• [DATA TO PROCESS]
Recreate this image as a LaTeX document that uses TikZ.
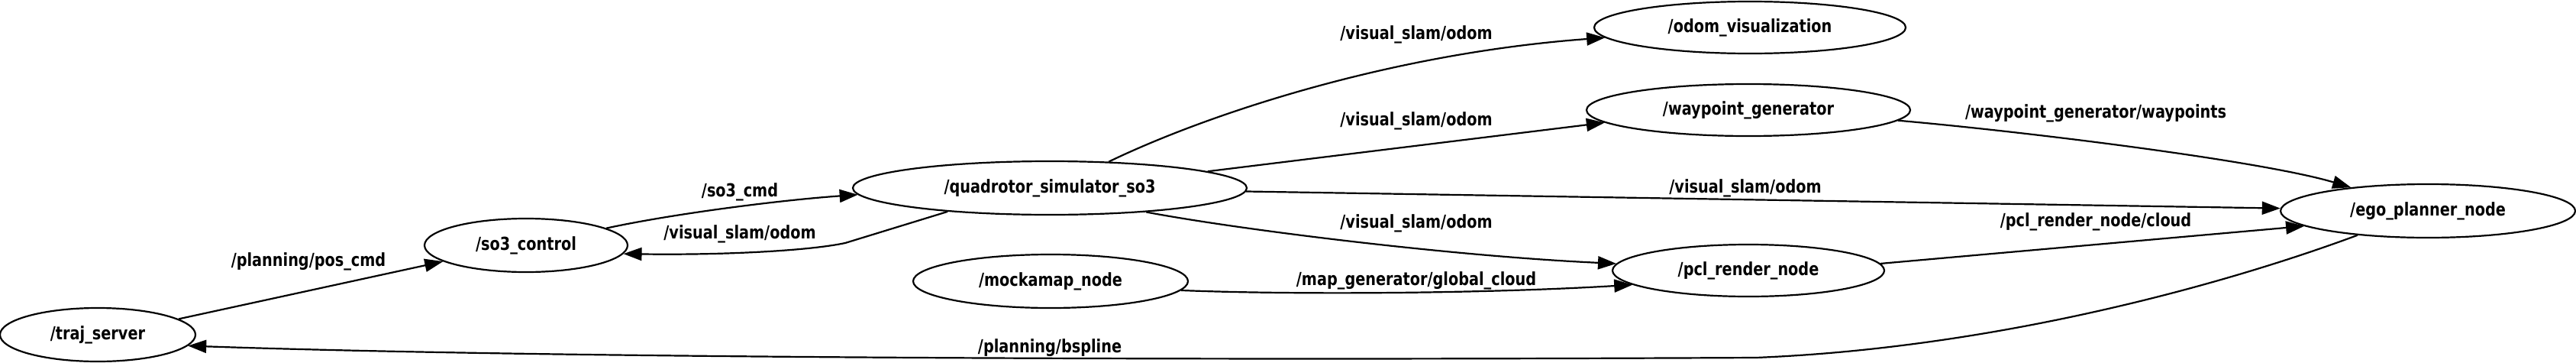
\documentclass[tikz,border=0pt]{standalone}
\usepackage{fontspec}
\newfontfamily\lblfont{DejaVu Sans}[FakeStretch=0.82]
\newcommand\lbl{\lblfont\bfseries\fontsize{23.5}{24}\selectfont}
\usetikzlibrary{shapes.geometric, arrows.meta}
\begin{document}
\begin{tikzpicture}[x=1pt,y=-1pt,
  nd/.style={ellipse, draw, line width=2.2pt, inner sep=0pt, font=\lbl, minimum height=70pt},
  lb/.style={font=\lbl, inner sep=0pt},
  ed/.style={line width=2.2pt, -{Triangle[length=24pt,width=17pt]}}]
\useasboundingbox (0,0) rectangle (3374,474);
% nodes
\node[nd, minimum width=256pt] (traj) at (128,438) {/traj\_server};
\node[nd, minimum width=266pt] (so3) at (689,321) {/so3\_control};
\node[nd, minimum width=516pt] (quad) at (1375,246) {/quadrotor\_simulator\_so3};
\node[nd, minimum width=360pt] (mock) at (1376,368) {/mockamap\_node};
\node[nd, minimum width=408pt, minimum height=68pt] (odomvis) at (2292,36) {/odom\_visualization};
\node[nd, minimum width=424pt, minimum height=68pt] (wp) at (2290,144) {/waypoint\_generator};
\node[nd, minimum width=356pt, minimum height=68pt] (pcl) at (2290,354) {/pcl\_render\_node};
\node[nd, minimum width=386pt] (ego) at (3180,276) {/ego\_planner\_node};
% edges
\draw[ed] (traj.11.9) -- (so3.191.7);
\draw[ed] (so3.12.6) .. controls (880,280) and (1020,262) .. (quad.182.6);
\draw[ed] (quad.193.5) -- (1107,318) .. controls (1060,328) and (950,334) .. (so3.355);
\draw[ed] (quad.24.7) .. controls (1580,150) and (1820,70) .. (odomvis.184.4);
\draw[ed] (quad.6.5) -- (wp.185.8);
\draw[ed] (quad.359) -- (ego.179);
\draw[ed] (quad.346.5) .. controls (1620,300) and (1900,335) .. (pcl.177.7);
\draw[ed] (mock.356.7) .. controls (1700,386) and (1950,384) .. (pcl.187.3);
\draw[ed] (wp.356.3) .. controls (2650,172) and (2960,210) .. (ego.163.8);
\draw[ed] (pcl.3.6) -- (ego.187.8);
\draw[ed] (ego.199.4) .. controls (2920,370) and (2620,455) .. (2300,468)
   .. controls (1500,472) and (700,468) .. (traj.353.9);
% labels
\node[lb] (l1) at (404,342) {/planning/pos\_cmd};
\node[lb] (l2) at (969,251) {/so3\_cmd};
\node[lb] (l3) at (969,306) {/visual\_slam/odom};
\node[lb] (l4) at (1855,45) {/visual\_slam/odom};
\node[lb] (l5) at (1855,158) {/visual\_slam/odom};
\node[lb] (l6) at (2286,246) {/visual\_slam/odom};
\node[lb] (l7) at (1855,292) {/visual\_slam/odom};
\node[lb] (l8) at (1855,367) {/map\_generator/global\_cloud};
\node[lb] (l9) at (2745,148) {/waypoint\_generator/waypoints};
\node[lb] (l10) at (2745,290) {/pcl\_render\_node/cloud};
\node[lb] (l11) at (1375,455) {/planning/bspline};
\end{tikzpicture}
\end{document}
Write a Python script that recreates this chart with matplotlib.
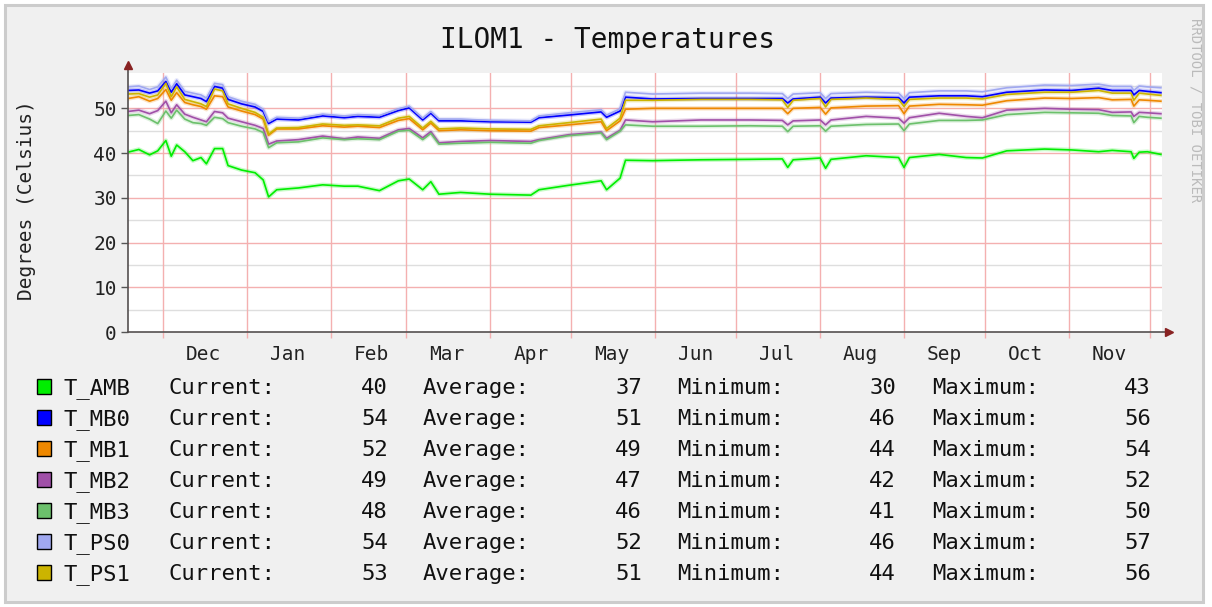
import matplotlib
matplotlib.use('Agg')
import matplotlib.pyplot as plt
import matplotlib.dates as mdates
from matplotlib.patches import Rectangle
import numpy as np

plt.rcParams['font.family'] = 'DejaVu Sans Mono'

W, H = 1212, 607

# ── data read off the RRD graph (days since 2009-11-18, degrees C) ──────────
start = np.datetime64('2009-11-18')
days = [0, 4, 8, 11, 14, 16, 18, 21, 24, 27, 29, 32, 35, 37, 42, 47, 50, 52,
        55, 63, 72, 80, 85, 93, 100, 104, 109, 112, 115, 123, 134, 149, 152,
        163, 175, 177, 182, 184, 194, 212, 230, 242, 244, 246, 256, 258, 260,
        273, 285, 287, 289, 300, 310, 316, 325, 339, 349, 359, 364, 371, 372,
        374, 377, 382]

t_amb = [40.2, 40.8, 39.6, 40.5, 42.8, 39.3, 41.8, 40.3, 38.3, 39.0, 37.6,
         41.0, 41.0, 37.2, 36.2, 35.6, 34.0, 30.2, 31.8, 32.2, 32.9, 32.6,
         32.6, 31.6, 33.8, 34.2, 31.8, 33.6, 30.8, 31.2, 30.8, 30.6, 31.8,
         32.8, 33.8, 31.8, 34.4, 38.4, 38.3, 38.5, 38.6, 38.7, 36.8, 38.5,
         38.9, 36.6, 38.6, 39.4, 39.0, 36.8, 39.0, 39.7, 39.0, 38.9, 40.5,
         40.9, 40.7, 40.3, 40.6, 40.3, 38.8, 40.2, 40.3, 39.7]
t_mb0 = [54.0, 54.1, 53.4, 53.9, 56.0, 53.6, 55.5, 53.0, 52.6, 52.2, 51.5,
         54.9, 54.5, 52.0, 51.0, 50.3, 49.3, 46.6, 47.6, 47.4, 48.3, 47.9,
         48.2, 48.0, 49.5, 50.1, 47.4, 48.9, 47.2, 47.2, 47.0, 46.9, 47.9,
         48.5, 49.2, 48.0, 49.4, 52.5, 52.1, 52.2, 52.2, 52.2, 51.2, 52.1,
         52.5, 51.2, 52.3, 52.5, 52.4, 51.2, 52.5, 52.8, 52.8, 52.6, 53.6,
         54.1, 54.0, 54.5, 54.0, 54.0, 53.0, 54.0, 53.8, 53.5]
t_mb1 = [52.2, 52.6, 51.6, 52.2, 54.2, 51.8, 53.5, 51.3, 50.8, 50.4, 49.8,
         52.8, 52.6, 50.3, 49.4, 48.6, 47.6, 44.0, 45.4, 45.4, 46.1, 45.8,
         46.0, 45.7, 47.3, 47.7, 45.2, 46.7, 45.0, 45.2, 45.0, 44.9, 45.7,
         46.3, 47.0, 45.0, 47.2, 49.8, 50.0, 50.0, 50.0, 50.0, 48.8, 50.0,
         50.2, 48.7, 50.1, 50.5, 50.6, 48.8, 50.5, 50.9, 50.8, 50.7, 51.7,
         52.3, 52.2, 52.4, 51.9, 52.0, 50.5, 51.9, 51.8, 51.6]
t_mb2 = [49.3, 49.6, 48.8, 49.5, 51.6, 49.0, 50.8, 48.7, 48.0, 47.4, 47.0,
         49.3, 49.0, 47.8, 47.0, 46.2, 45.5, 42.0, 42.7, 43.0, 43.8, 43.2,
         43.6, 43.3, 45.2, 45.5, 43.4, 44.8, 42.3, 42.6, 42.8, 42.6, 43.0,
         44.1, 44.7, 43.3, 45.1, 47.4, 47.0, 47.4, 47.4, 47.3, 46.3, 47.2,
         47.4, 46.3, 47.4, 48.2, 47.8, 46.7, 47.9, 48.9, 48.2, 47.9, 49.6,
         50.0, 49.8, 49.7, 49.1, 49.2, 48.2, 49.1, 49.0, 48.8]
t_mb3 = [48.4, 48.6, 47.6, 46.6, 49.4, 47.8, 49.6, 47.6, 46.8, 46.6, 46.2,
         48.0, 47.7, 46.8, 46.0, 45.4, 44.6, 41.2, 42.3, 42.5, 43.4, 43.0,
         43.2, 43.0, 44.9, 45.1, 43.0, 44.4, 42.0, 42.2, 42.4, 42.2, 42.8,
         43.9, 44.5, 43.0, 44.9, 46.3, 46.0, 46.0, 46.1, 46.0, 44.8, 46.0,
         46.1, 44.9, 46.0, 46.4, 46.5, 45.0, 46.5, 47.3, 47.3, 47.4, 48.6,
         49.1, 49.0, 48.9, 48.4, 48.3, 46.8, 48.2, 48.0, 47.8]
t_ps0 = [54.8, 55.0, 54.2, 54.8, 57.0, 54.4, 56.3, 53.8, 53.4, 53.0, 52.3,
         55.6, 55.3, 52.6, 51.6, 50.9, 49.8, 47.0, 48.0, 47.8, 48.7, 48.3,
         48.6, 48.4, 49.9, 50.5, 47.8, 49.3, 47.6, 47.6, 47.3, 47.2, 48.3,
         49.0, 49.7, 48.5, 49.9, 53.6, 53.2, 53.4, 53.4, 53.3, 52.2, 53.2,
         53.5, 52.2, 53.3, 53.6, 53.4, 52.2, 53.5, 53.9, 53.9, 53.7, 54.6,
         55.2, 55.1, 55.4, 54.9, 54.9, 54.0, 55.0, 54.8, 54.6]
t_ps1 = [53.2, 53.3, 52.5, 53.0, 55.6, 52.6, 54.8, 52.0, 51.5, 51.0, 50.4,
         54.3, 53.9, 51.0, 50.0, 49.1, 48.0, 44.2, 45.6, 45.7, 46.5, 46.2,
         46.3, 46.1, 47.8, 48.2, 45.6, 47.1, 45.4, 45.6, 45.4, 45.3, 46.1,
         46.8, 47.6, 45.5, 47.8, 51.8, 51.8, 52.0, 52.0, 51.9, 50.2, 51.8,
         52.2, 50.3, 52.0, 52.3, 52.0, 50.4, 52.0, 52.3, 52.3, 52.1, 53.1,
         53.6, 53.6, 54.0, 53.4, 53.4, 51.8, 53.4, 53.2, 52.9]

names    = ['T_AMB', 'T_MB0', 'T_MB1', 'T_MB2', 'T_MB3', 'T_PS0', 'T_PS1']
series   = [t_amb, t_mb0, t_mb1, t_mb2, t_mb3, t_ps0, t_ps1]
colors   = ['#00ee00', '#0000ff', '#ee8800', '#a050a8', '#6cc06c', '#a0a8f0', '#ccb400']
current  = [40, 54, 52, 49, 48, 54, 53]
average  = [37, 51, 49, 47, 46, 52, 51]
minimum  = [30, 46, 44, 42, 41, 46, 44]
maximum  = [43, 56, 54, 52, 50, 57, 56]

t = start + np.array(days).astype('timedelta64[D]')
t_end = np.datetime64('2009-12-05T10:00') + np.timedelta64(365, 'D')

# ── figure ───────────────────────────────────────────────────────────────────
fig = plt.figure(figsize=(W / 100, H / 100), dpi=100, facecolor='white')
fig.add_artist(Rectangle((5 / W, 5 / H), 1198 / W, 597 / H, transform=fig.transFigure,
                         facecolor='#f0f0f0', edgecolor='#cccccc', lw=2.2, zorder=-10))

ax = fig.add_axes([128 / W, 1 - 332 / H, 1034 / W, 259 / H])
ax.set_facecolor('white')

red_grid = '#f4b0b0'
gray_grid = '#dedede'
for v in range(5, 60, 10):
    ax.axhline(v, color=gray_grid, lw=1, zorder=1)
for v in range(10, 60, 10):
    ax.axhline(v, color=red_grid, lw=1, zorder=1)
ax.xaxis.set_major_locator(mdates.MonthLocator())
ax.grid(True, axis='x', which='major', color=red_grid, lw=1, zorder=1)

for vals, c in zip(series, colors):
    ax.plot(t, vals, color=c, lw=3.2, alpha=0.22, solid_joinstyle='round', zorder=3)
    ax.plot(t, vals, color=c, lw=1.2, zorder=4)

ax.set_xlim(start, t_end)
ax.set_ylim(0, 57.9)
ax.set_yticks(range(0, 60, 10))

ax.xaxis.set_minor_locator(mdates.MonthLocator(bymonthday=16))
ax.xaxis.set_major_formatter(plt.NullFormatter())
ax.xaxis.set_minor_formatter(mdates.DateFormatter('%b'))
ax.tick_params(axis='x', which='major', length=4.5, color=red_grid, width=1)
ax.tick_params(axis='x', which='minor', length=0, pad=9, labelsize=14, labelcolor='#222222')
ax.tick_params(axis='y', length=5, width=1, color='#555555', pad=3,
               labelsize=14, labelcolor='#222222')

for s in ax.spines.values():
    s.set_visible(False)

axis_c = '#555050'
arrow_c = '#882222'
ax.plot([0, 0], [0, 1.03], transform=ax.transAxes, color=axis_c, lw=1.2, clip_on=False, zorder=5)
ax.plot([0, 1.006], [0, 0], transform=ax.transAxes, color=axis_c, lw=1.2, clip_on=False, zorder=5)
ax.plot(0, 1.032, marker='^', ms=6, color=arrow_c, transform=ax.transAxes, clip_on=False, zorder=6)
ax.plot(1.007, 0, marker='>', ms=6, color=arrow_c, transform=ax.transAxes, clip_on=False, zorder=6)

# ── texts ────────────────────────────────────────────────────────────────────
def fx(x):
    return x / W

def fy(y):
    return 1 - y / H

fig.text(fx(607), fy(48), 'ILOM1 - Temperatures', ha='center', va='baseline',
         fontsize=20, color='#111111')
fig.text(fx(27), fy(200), 'Degrees (Celsius)', rotation=90, ha='center', va='center',
         fontsize=14, color='#222222')
fig.text(fx(1195), fy(110), 'RRDTOOL / TOBI OETIKER', rotation=270, ha='center',
         va='center', fontsize=10, color='#bbbbbb')

for i, name in enumerate(names):
    yb = 394 + 31 * i
    fig.add_artist(Rectangle((fx(37), fy(yb)), 14 / W, 15 / H, transform=fig.transFigure,
                             facecolor=colors[i], edgecolor='black', lw=1.0))
    kw = dict(fontsize=16, va='baseline', color='#111111')
    fig.text(fx(64), fy(yb), name, ha='left', **kw)
    fig.text(fx(168), fy(yb), 'Current:', ha='left', **kw)
    fig.text(fx(388), fy(yb), f'{current[i]}', ha='right', **kw)
    fig.text(fx(423), fy(yb), 'Average:', ha='left', **kw)
    fig.text(fx(642), fy(yb), f'{average[i]}', ha='right', **kw)
    fig.text(fx(677), fy(yb), 'Minimum:', ha='left', **kw)
    fig.text(fx(896), fy(yb), f'{minimum[i]}', ha='right', **kw)
    fig.text(fx(932), fy(yb), 'Maximum:', ha='left', **kw)
    fig.text(fx(1151), fy(yb), f'{maximum[i]}', ha='right', **kw)

fig.savefig('out.png', dpi=100, facecolor=fig.get_facecolor())
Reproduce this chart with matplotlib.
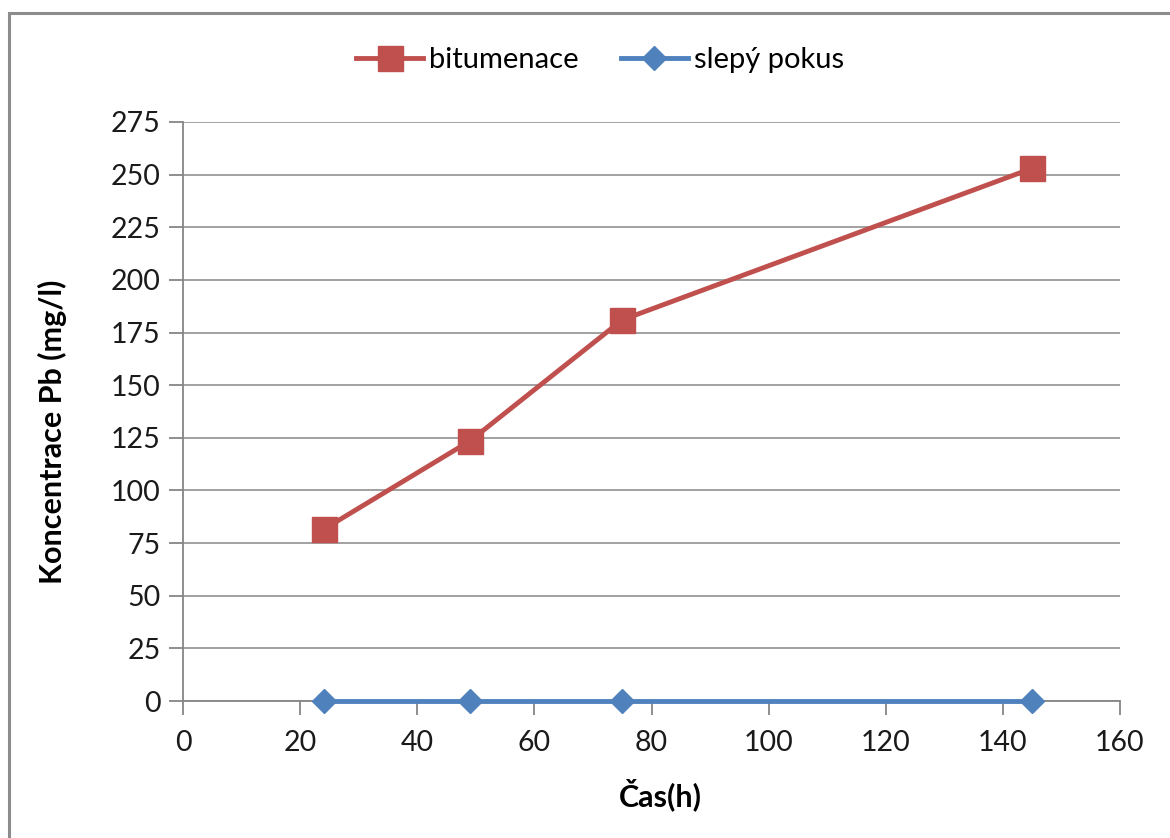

• [SET PROBLEM] Copy each line containing the word "chart" from the data.

• [TASK RESULT]
Write a Python script that recreates this chart with matplotlib.
Reproduce this chart with matplotlib.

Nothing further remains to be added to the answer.